Report the count of lines that carry the string "chart", and add nothing.

=== DATASET EXTRACT ===

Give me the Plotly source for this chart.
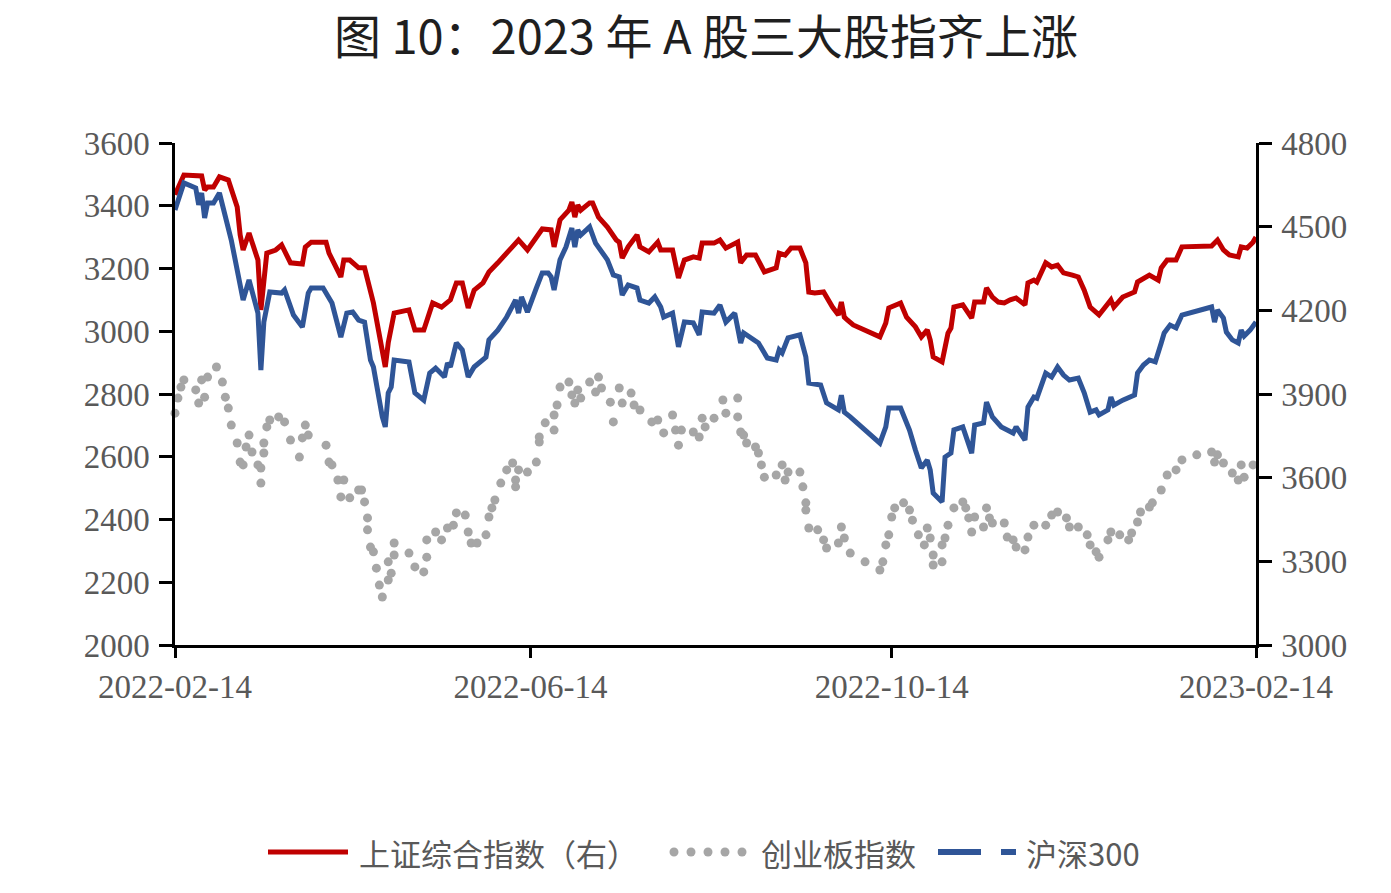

===
=== DATASET EXTRACT ===

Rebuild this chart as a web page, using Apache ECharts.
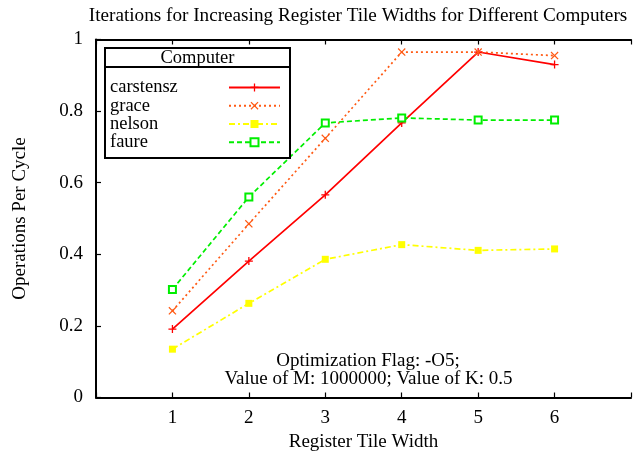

===
=== DATASET EXTRACT ===

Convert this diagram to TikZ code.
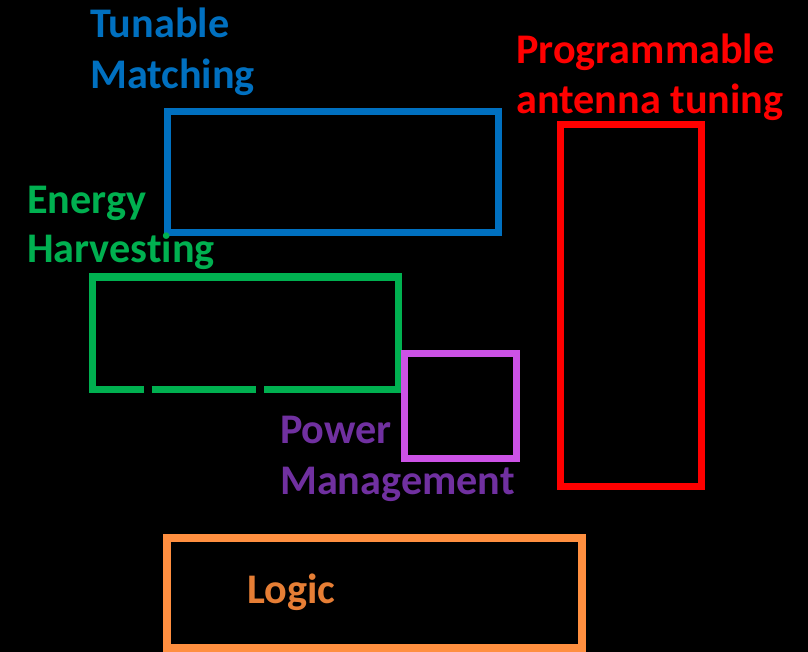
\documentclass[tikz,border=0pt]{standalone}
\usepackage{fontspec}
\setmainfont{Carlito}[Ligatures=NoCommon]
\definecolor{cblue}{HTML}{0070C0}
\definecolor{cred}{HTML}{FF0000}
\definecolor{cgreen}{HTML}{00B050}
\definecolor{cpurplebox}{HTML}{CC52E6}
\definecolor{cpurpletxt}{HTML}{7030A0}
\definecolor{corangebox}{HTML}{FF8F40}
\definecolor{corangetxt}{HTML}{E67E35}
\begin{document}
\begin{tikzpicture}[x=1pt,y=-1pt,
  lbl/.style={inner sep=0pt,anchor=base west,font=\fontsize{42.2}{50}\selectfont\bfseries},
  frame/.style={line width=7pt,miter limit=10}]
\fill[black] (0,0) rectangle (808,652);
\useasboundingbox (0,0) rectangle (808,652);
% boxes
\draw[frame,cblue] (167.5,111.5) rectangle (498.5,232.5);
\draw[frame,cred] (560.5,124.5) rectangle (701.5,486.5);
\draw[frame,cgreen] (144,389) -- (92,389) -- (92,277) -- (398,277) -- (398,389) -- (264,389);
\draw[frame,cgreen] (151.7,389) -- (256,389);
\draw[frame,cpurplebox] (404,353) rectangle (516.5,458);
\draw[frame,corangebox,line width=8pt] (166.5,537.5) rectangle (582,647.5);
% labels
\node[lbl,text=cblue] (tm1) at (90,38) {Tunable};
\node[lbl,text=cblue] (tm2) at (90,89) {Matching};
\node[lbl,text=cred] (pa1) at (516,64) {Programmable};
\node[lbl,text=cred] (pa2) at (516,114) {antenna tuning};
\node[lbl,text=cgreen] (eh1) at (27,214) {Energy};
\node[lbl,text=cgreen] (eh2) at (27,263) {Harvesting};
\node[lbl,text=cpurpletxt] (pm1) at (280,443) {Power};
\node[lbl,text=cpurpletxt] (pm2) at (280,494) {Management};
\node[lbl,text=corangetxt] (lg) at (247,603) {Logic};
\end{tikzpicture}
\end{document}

===

# [RESULT]
2